Write again exactly the lines in the listing below, starting at the line with "Give me the" and ending at the line with "const FONT='Liberation Sans, Arial, sans-serif';", both included. Pictures are not copied.
***** DATA FOR THIS TASK
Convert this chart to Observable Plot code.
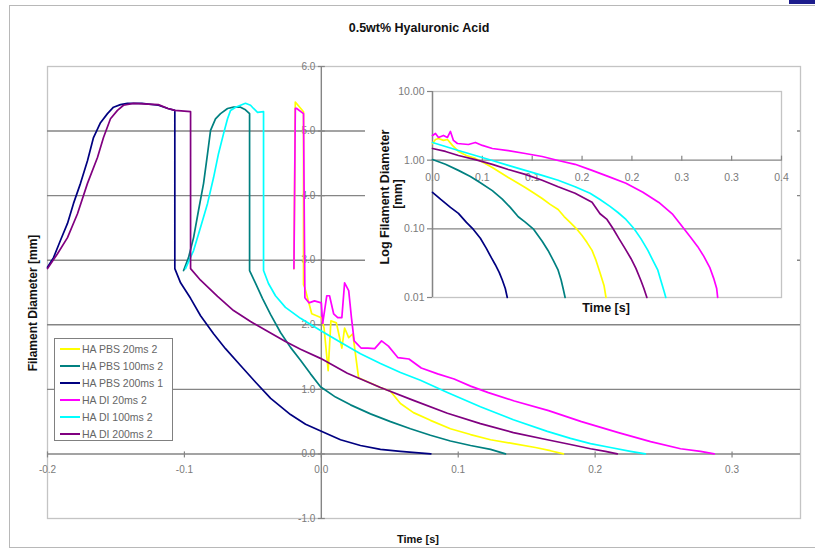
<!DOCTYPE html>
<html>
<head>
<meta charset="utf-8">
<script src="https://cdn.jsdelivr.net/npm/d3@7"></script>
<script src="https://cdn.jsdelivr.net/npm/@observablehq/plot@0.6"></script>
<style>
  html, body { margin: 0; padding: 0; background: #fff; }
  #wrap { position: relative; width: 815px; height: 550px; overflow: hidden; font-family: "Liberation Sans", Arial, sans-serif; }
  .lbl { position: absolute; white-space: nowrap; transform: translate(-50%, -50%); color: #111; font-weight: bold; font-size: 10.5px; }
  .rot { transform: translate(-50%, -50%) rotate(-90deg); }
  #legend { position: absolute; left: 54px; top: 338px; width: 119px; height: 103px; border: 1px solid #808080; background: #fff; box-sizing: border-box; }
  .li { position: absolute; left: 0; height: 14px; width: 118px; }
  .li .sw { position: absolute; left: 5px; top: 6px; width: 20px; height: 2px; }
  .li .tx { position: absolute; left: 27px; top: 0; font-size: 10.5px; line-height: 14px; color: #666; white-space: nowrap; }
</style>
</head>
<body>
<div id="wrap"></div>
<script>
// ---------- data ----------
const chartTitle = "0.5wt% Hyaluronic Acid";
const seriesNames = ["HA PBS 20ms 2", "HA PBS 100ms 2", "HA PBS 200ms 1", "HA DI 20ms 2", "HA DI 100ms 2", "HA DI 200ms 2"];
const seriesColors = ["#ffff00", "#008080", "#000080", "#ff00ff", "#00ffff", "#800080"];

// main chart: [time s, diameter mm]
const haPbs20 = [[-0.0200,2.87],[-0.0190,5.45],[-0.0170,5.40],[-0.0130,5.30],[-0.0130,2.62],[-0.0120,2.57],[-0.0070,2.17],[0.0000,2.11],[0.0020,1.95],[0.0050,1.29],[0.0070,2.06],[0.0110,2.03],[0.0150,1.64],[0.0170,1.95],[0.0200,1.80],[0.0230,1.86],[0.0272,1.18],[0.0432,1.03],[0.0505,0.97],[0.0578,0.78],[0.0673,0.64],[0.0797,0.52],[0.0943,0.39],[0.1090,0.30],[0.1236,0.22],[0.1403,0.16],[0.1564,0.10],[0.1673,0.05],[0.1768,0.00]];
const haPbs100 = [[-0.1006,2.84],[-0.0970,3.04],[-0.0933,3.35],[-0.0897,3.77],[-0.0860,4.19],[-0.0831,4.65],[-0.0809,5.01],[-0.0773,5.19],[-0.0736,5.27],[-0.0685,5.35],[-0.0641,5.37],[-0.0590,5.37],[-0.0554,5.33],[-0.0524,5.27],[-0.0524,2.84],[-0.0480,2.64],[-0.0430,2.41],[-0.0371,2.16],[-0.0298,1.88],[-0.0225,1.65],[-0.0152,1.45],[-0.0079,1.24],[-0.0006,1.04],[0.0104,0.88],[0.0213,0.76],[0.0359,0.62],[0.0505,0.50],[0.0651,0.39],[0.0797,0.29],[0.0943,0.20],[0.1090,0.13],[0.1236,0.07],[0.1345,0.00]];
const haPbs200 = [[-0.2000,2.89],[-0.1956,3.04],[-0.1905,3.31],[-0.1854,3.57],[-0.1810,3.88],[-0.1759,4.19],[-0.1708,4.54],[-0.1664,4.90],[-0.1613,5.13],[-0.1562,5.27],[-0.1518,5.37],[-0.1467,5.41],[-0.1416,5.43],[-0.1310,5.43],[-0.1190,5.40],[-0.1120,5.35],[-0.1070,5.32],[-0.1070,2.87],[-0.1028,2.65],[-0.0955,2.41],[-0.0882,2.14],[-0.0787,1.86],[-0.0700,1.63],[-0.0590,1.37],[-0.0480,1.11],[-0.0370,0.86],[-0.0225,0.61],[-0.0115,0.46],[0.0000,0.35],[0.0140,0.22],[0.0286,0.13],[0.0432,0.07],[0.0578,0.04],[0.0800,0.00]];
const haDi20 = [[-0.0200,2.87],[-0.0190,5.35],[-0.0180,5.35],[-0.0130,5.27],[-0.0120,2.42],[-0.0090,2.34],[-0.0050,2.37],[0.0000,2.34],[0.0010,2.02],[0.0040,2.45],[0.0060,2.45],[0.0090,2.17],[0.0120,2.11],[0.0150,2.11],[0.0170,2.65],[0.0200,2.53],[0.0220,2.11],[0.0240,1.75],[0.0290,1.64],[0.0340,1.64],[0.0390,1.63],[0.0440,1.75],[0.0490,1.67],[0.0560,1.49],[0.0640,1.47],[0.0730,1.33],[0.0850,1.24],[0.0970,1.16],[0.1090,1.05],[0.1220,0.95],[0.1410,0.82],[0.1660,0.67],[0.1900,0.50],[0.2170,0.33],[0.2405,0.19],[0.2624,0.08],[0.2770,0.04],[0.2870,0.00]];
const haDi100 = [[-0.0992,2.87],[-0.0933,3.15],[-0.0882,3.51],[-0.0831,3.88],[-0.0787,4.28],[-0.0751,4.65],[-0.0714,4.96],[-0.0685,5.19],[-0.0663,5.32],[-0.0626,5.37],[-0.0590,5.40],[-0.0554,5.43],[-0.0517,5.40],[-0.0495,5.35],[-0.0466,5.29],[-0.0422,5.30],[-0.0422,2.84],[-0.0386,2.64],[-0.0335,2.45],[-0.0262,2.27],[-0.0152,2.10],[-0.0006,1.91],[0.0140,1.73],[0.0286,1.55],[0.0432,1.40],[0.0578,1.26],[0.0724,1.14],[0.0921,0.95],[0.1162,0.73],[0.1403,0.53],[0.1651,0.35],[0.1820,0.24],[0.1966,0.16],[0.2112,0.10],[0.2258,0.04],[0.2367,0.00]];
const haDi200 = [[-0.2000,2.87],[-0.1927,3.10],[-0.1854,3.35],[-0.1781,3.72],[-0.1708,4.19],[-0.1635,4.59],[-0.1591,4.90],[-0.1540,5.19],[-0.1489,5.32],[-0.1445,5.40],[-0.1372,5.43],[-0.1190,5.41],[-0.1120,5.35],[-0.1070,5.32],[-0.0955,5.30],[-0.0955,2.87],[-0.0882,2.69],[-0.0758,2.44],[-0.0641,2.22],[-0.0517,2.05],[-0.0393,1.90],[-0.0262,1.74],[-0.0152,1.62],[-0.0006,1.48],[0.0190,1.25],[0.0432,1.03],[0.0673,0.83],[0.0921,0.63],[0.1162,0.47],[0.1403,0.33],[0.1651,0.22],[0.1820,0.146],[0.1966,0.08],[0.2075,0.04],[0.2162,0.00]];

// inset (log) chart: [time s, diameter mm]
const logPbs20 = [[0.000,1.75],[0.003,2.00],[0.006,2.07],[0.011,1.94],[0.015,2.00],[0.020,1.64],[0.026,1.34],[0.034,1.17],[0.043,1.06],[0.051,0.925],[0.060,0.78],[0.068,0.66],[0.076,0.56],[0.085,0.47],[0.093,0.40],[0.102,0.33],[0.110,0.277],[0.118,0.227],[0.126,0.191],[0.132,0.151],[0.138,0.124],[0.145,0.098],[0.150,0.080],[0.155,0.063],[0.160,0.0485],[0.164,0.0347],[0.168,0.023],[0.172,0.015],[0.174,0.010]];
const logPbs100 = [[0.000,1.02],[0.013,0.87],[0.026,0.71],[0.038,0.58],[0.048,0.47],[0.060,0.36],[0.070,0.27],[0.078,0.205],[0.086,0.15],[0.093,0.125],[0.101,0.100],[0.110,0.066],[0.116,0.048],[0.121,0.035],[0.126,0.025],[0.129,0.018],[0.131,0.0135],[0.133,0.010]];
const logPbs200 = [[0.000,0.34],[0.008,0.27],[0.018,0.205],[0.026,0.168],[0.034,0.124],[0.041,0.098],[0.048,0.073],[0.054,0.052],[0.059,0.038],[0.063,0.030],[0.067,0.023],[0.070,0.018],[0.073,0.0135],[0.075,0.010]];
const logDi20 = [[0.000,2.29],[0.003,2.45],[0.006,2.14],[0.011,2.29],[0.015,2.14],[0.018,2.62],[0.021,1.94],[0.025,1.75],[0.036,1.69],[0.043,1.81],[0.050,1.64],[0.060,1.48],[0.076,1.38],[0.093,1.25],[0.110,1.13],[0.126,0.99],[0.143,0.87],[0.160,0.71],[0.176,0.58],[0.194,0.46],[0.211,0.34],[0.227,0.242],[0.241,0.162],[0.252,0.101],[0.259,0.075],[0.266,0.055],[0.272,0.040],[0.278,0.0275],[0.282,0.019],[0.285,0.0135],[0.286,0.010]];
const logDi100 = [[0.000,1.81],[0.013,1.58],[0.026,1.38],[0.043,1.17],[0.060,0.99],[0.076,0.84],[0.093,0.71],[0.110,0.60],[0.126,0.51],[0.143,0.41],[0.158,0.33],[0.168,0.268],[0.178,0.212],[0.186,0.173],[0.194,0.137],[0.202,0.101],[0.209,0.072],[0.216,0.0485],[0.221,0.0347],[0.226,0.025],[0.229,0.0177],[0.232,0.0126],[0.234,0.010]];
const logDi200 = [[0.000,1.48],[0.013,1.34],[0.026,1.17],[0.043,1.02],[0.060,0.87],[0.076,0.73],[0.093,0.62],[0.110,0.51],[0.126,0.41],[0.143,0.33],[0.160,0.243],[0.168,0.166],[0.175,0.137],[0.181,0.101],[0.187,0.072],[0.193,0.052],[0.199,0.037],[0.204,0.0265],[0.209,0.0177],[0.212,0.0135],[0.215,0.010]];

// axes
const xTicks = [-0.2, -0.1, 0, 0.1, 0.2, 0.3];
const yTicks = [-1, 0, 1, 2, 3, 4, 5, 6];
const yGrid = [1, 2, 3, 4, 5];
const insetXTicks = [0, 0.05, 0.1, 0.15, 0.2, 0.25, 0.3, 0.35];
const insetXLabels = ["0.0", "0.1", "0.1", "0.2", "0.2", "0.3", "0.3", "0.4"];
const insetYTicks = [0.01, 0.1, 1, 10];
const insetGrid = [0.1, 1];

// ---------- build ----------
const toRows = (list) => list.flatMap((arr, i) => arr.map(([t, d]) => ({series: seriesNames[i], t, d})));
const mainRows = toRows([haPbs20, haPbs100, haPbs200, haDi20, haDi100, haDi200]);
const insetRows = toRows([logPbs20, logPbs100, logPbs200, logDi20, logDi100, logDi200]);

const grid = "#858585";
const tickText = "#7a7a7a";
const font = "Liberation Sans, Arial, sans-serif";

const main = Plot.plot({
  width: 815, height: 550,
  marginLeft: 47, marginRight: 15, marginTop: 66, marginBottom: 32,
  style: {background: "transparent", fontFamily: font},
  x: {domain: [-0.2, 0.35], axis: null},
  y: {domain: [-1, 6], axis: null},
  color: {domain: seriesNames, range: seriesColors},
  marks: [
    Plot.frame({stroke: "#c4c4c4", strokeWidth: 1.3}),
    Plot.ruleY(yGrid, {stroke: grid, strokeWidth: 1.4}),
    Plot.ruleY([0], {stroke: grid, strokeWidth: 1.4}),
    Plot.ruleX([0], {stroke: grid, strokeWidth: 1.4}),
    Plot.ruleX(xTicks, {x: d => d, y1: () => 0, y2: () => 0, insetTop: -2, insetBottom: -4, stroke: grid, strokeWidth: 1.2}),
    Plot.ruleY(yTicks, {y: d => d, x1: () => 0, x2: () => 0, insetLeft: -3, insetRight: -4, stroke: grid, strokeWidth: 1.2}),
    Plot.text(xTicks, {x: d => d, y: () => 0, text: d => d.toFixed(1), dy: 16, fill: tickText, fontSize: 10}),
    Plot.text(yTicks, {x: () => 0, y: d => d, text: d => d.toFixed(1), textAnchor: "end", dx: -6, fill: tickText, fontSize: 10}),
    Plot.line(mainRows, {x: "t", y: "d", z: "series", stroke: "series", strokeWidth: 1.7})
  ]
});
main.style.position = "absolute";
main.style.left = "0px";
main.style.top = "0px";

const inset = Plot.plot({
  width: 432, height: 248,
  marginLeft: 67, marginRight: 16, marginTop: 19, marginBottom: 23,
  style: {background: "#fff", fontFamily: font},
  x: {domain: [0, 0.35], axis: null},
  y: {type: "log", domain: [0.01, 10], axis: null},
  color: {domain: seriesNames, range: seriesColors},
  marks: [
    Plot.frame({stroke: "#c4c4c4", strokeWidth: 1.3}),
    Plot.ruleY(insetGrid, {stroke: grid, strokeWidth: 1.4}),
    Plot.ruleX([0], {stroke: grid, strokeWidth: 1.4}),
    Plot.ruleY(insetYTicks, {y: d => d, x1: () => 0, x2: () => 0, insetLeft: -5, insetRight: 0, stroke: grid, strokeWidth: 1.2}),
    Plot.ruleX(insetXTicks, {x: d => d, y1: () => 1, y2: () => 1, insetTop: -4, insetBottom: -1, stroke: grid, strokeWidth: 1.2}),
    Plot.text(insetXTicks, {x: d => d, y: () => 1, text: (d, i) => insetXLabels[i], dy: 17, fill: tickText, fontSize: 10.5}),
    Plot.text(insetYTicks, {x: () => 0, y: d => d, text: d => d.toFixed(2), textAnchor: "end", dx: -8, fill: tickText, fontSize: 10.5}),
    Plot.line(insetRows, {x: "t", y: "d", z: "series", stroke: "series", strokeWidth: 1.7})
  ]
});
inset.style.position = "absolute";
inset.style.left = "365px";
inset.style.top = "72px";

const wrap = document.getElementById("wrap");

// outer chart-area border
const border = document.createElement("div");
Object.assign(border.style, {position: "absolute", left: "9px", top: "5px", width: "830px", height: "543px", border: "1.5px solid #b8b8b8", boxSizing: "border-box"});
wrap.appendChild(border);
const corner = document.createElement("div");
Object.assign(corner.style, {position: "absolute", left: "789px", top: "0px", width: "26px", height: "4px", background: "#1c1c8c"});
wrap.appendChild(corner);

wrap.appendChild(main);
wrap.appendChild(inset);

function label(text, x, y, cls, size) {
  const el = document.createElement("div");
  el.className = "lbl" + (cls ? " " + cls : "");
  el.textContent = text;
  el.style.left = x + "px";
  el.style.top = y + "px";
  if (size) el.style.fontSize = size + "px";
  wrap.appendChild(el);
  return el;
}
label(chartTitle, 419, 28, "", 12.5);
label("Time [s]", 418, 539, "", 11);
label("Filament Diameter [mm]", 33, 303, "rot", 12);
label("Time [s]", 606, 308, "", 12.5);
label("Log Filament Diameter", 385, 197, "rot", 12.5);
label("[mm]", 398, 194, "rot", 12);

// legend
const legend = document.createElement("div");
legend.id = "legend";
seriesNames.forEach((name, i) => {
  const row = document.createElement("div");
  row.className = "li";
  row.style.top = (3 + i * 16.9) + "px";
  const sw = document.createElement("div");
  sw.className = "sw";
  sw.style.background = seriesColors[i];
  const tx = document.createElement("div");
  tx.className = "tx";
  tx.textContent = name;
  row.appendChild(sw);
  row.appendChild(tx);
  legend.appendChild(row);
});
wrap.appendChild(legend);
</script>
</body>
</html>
**********
***** DATA FOR THIS TASK
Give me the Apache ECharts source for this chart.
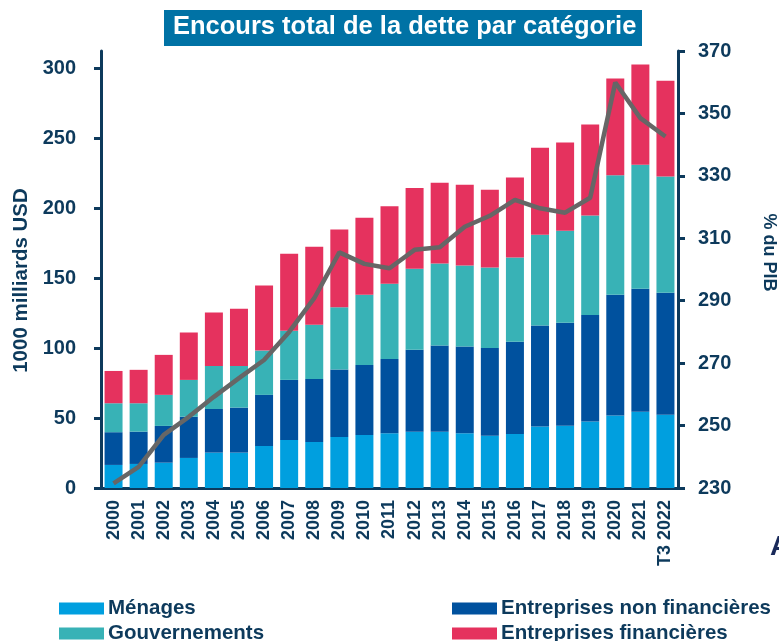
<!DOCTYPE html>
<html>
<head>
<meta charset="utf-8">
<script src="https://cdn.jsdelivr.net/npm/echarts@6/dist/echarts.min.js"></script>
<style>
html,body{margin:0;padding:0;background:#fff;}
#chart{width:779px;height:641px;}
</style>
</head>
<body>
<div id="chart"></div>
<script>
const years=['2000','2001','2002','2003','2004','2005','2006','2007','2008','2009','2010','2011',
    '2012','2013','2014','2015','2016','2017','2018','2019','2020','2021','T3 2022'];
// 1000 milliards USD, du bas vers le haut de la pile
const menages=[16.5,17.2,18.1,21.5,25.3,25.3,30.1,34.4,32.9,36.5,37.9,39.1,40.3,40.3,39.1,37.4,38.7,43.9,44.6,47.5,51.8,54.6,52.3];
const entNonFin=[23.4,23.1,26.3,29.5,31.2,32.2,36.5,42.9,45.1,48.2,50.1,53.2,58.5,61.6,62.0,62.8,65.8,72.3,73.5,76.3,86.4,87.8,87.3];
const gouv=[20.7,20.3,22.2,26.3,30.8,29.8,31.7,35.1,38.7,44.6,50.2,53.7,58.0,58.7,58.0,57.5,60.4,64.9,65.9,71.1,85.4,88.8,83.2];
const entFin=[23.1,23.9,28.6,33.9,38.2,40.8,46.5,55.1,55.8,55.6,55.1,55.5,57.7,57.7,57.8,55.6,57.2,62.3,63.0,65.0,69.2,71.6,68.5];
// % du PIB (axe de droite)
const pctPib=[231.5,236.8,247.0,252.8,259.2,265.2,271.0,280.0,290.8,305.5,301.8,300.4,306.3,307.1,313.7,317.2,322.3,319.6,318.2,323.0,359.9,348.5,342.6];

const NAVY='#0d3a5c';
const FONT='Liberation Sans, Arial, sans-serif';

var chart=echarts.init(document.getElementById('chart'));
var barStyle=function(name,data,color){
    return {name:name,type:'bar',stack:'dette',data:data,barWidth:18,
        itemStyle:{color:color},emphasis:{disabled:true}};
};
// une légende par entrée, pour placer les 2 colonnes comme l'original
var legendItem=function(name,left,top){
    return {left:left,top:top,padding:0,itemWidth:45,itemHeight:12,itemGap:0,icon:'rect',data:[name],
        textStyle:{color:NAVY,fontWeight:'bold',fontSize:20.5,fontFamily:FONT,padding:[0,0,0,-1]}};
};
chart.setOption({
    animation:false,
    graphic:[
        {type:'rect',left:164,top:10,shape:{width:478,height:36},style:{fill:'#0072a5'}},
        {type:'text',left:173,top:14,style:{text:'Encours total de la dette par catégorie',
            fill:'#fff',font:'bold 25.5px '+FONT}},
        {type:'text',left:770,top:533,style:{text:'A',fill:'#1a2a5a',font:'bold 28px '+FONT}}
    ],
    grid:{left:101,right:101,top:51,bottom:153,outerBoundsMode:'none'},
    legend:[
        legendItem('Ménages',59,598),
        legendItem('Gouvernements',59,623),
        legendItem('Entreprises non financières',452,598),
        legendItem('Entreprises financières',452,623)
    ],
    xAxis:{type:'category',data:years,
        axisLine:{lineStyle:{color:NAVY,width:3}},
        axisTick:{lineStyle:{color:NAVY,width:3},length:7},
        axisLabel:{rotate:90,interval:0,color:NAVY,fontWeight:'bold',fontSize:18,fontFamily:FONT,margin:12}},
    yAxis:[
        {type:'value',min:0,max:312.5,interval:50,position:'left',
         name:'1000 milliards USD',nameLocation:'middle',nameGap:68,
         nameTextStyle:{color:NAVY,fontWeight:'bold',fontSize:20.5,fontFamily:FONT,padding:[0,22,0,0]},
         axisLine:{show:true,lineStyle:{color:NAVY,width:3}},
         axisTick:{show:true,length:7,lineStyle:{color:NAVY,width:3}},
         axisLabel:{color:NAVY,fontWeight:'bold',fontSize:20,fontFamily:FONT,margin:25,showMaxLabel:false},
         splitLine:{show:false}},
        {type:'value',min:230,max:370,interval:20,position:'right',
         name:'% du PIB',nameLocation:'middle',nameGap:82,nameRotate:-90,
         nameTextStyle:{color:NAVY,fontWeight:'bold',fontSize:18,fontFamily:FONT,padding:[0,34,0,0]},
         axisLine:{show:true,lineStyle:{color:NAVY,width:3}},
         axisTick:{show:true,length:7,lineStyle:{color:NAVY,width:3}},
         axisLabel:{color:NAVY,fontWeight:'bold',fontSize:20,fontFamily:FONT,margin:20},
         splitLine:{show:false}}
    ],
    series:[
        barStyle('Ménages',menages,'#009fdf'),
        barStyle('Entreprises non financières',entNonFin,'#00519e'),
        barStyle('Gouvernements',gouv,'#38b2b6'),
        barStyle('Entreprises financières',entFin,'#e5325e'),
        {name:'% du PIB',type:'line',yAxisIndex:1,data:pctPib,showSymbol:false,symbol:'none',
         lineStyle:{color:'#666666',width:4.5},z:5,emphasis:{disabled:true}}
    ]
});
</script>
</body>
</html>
**********
## [FINISHED TASK]
Give me the Apache ECharts source for this chart.
<!DOCTYPE html>
<html>
<head>
<meta charset="utf-8">
<script src="https://cdn.jsdelivr.net/npm/echarts@6/dist/echarts.min.js"></script>
<style>
html,body{margin:0;padding:0;background:#fff;}
#chart{width:779px;height:641px;}
</style>
</head>
<body>
<div id="chart"></div>
<script>
const years=['2000','2001','2002','2003','2004','2005','2006','2007','2008','2009','2010','2011',
    '2012','2013','2014','2015','2016','2017','2018','2019','2020','2021','T3 2022'];
// 1000 milliards USD, du bas vers le haut de la pile
const menages=[16.5,17.2,18.1,21.5,25.3,25.3,30.1,34.4,32.9,36.5,37.9,39.1,40.3,40.3,39.1,37.4,38.7,43.9,44.6,47.5,51.8,54.6,52.3];
const entNonFin=[23.4,23.1,26.3,29.5,31.2,32.2,36.5,42.9,45.1,48.2,50.1,53.2,58.5,61.6,62.0,62.8,65.8,72.3,73.5,76.3,86.4,87.8,87.3];
const gouv=[20.7,20.3,22.2,26.3,30.8,29.8,31.7,35.1,38.7,44.6,50.2,53.7,58.0,58.7,58.0,57.5,60.4,64.9,65.9,71.1,85.4,88.8,83.2];
const entFin=[23.1,23.9,28.6,33.9,38.2,40.8,46.5,55.1,55.8,55.6,55.1,55.5,57.7,57.7,57.8,55.6,57.2,62.3,63.0,65.0,69.2,71.6,68.5];
// % du PIB (axe de droite)
const pctPib=[231.5,236.8,247.0,252.8,259.2,265.2,271.0,280.0,290.8,305.5,301.8,300.4,306.3,307.1,313.7,317.2,322.3,319.6,318.2,323.0,359.9,348.5,342.6];

const NAVY='#0d3a5c';
const FONT='Liberation Sans, Arial, sans-serif';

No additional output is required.